Succubus and Two Undercover Angels/Kiss Me Monster
Blue Underground revisits some Jess Franco titles that had originally been issued through Anchor Bay, substantially improving the transfers on all three movies. Taken as a whole, these films provide a nice overview of Franco's late-1960s work, ranging from deeply strange sexadelic art films to goofy sexadelic caper films!

The Other
Another fantastic piece of American Gothic from the early 1970s. It would make for a great double feature with Let’s Scare Jessica To Death. Paramount’s DVD provides a nice transfer, but there's a dearth of extra features.

Street Law
Another of the Blue Underground Enzo Castellari DVDs, this one starring the great Franco Nero in a Death Wish inspired crime film.

Black Belly of the Tarantula
The best of four gialli released by Blue Underground in March ’06.

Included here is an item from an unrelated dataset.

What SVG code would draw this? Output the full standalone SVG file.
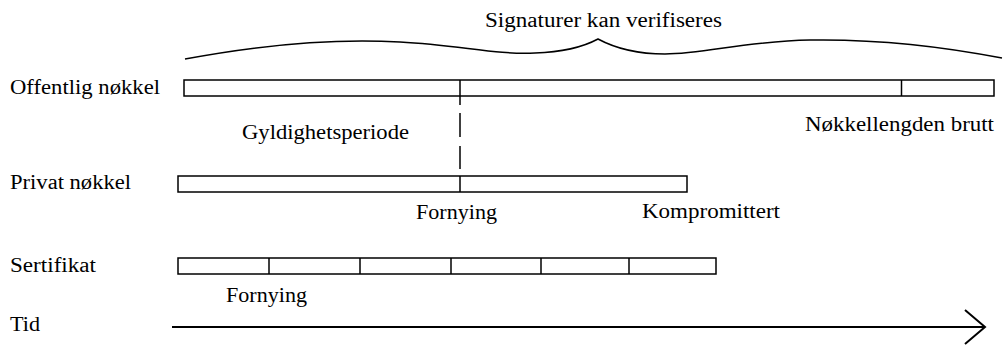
<svg xmlns="http://www.w3.org/2000/svg" width="1003" height="347" viewBox="0 0 1003 347" font-family="Liberation Serif, Times New Roman, serif">
  <style>
    text { font-size: 20px; fill: #000; }
    .bar { fill: #fff; stroke: #000; stroke-width: 1.5; }
    .div { stroke: #000; stroke-width: 1.5; fill: none; }
    .line { stroke: #000; stroke-width: 2; fill: none; }
  </style>

  <!-- brace over the public-key period -->
  <g id="brace">
    <path class="div" d="M185,59 C260,45 330,38 400,42 C460,45 495,55 535,53 C565,52 585,46 598,39 C611,46 632,54 665,54 C705,54 745,41 810,40 C870,39 935,45 1002,58"/>
    <text x="485" y="27" textLength="237" lengthAdjust="spacingAndGlyphs">Signaturer kan verifiseres</text>
  </g>

  <!-- public key row -->
  <g id="offentlig">
    <text x="10" y="94" textLength="150" lengthAdjust="spacingAndGlyphs">Offentlig nøkkel</text>
    <rect class="bar" x="184" y="80" width="810" height="16"/>
    <line class="div" x1="901.5" y1="80" x2="901.5" y2="96"/>
    <text x="805" y="131" textLength="189" lengthAdjust="spacingAndGlyphs">Nøkkellengden brutt</text>
  </g>

  <text id="gyldighet" x="242" y="139" textLength="167" lengthAdjust="spacingAndGlyphs">Gyldighetsperiode</text>

  <!-- private key row -->
  <g id="privat">
    <text x="10" y="189" textLength="121" lengthAdjust="spacingAndGlyphs">Privat nøkkel</text>
    <rect class="bar" x="178" y="176" width="509" height="16"/>
    <text x="416" y="219" textLength="81" lengthAdjust="spacingAndGlyphs">Fornying</text>
    <text x="642" y="218" textLength="138" lengthAdjust="spacingAndGlyphs">Kompromittert</text>
  </g>

  <!-- certificate row -->
  <g id="sertifikat">
    <text x="10" y="272" textLength="86" lengthAdjust="spacingAndGlyphs">Sertifikat</text>
    <rect class="bar" x="178" y="258" width="538" height="16"/>
    <line class="div" x1="269" y1="258" x2="269" y2="274"/>
    <line class="div" x1="360" y1="258" x2="360" y2="274"/>
    <line class="div" x1="451" y1="258" x2="451" y2="274"/>
    <line class="div" x1="541" y1="258" x2="541" y2="274"/>
    <line class="div" x1="629" y1="258" x2="629" y2="274"/>
    <text x="226" y="302" textLength="81" lengthAdjust="spacingAndGlyphs">Fornying</text>
  </g>

  <!-- time axis -->
  <g id="tid">
    <text x="10" y="331" textLength="30" lengthAdjust="spacingAndGlyphs">Tid</text>
  </g>

  <g id="connectors">
    <!-- renewal instant, through both key bars -->
    <line class="div" x1="460" y1="80" x2="460" y2="105"/>
    <line class="div" x1="460" y1="113" x2="460" y2="137"/>
    <line class="div" x1="460" y1="146" x2="460" y2="169"/>
    <line class="div" x1="460" y1="176" x2="460" y2="192"/>
    <!-- time arrow -->
    <line class="line" x1="172" y1="327" x2="985" y2="327"/>
    <polyline class="line" points="965,310 985,327 965,344"/>
  </g>
</svg>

Columbo Season 4, Season 5 and Season 6 & 7
I’m a sucker for Columbo. These all have solid transfers, and the shows themselves are rarely less than stellar. I can’t bring myself to put any of the season box sets in the top ten, however, because Universal has released all of the original seven seasons on DVD and has yet to include a single extra feature about Columbo. Surely Peter Falk must be willing to give an interview or some commentary tracks?

Putney Swope
One of the great films of the 1960s. Any fan of independent cinema should watch this. This DVD, issued by Home Vision Entertainment, is an improvement on the old Rhino release, but the transfer isn’t quite up to their usual high standards: the image is interlaced, and the framing seems a little too tight.

1 Comments:

Anonymous Silver Fox said...

Interesting list, but I must confess that I hadn't heard of most of them.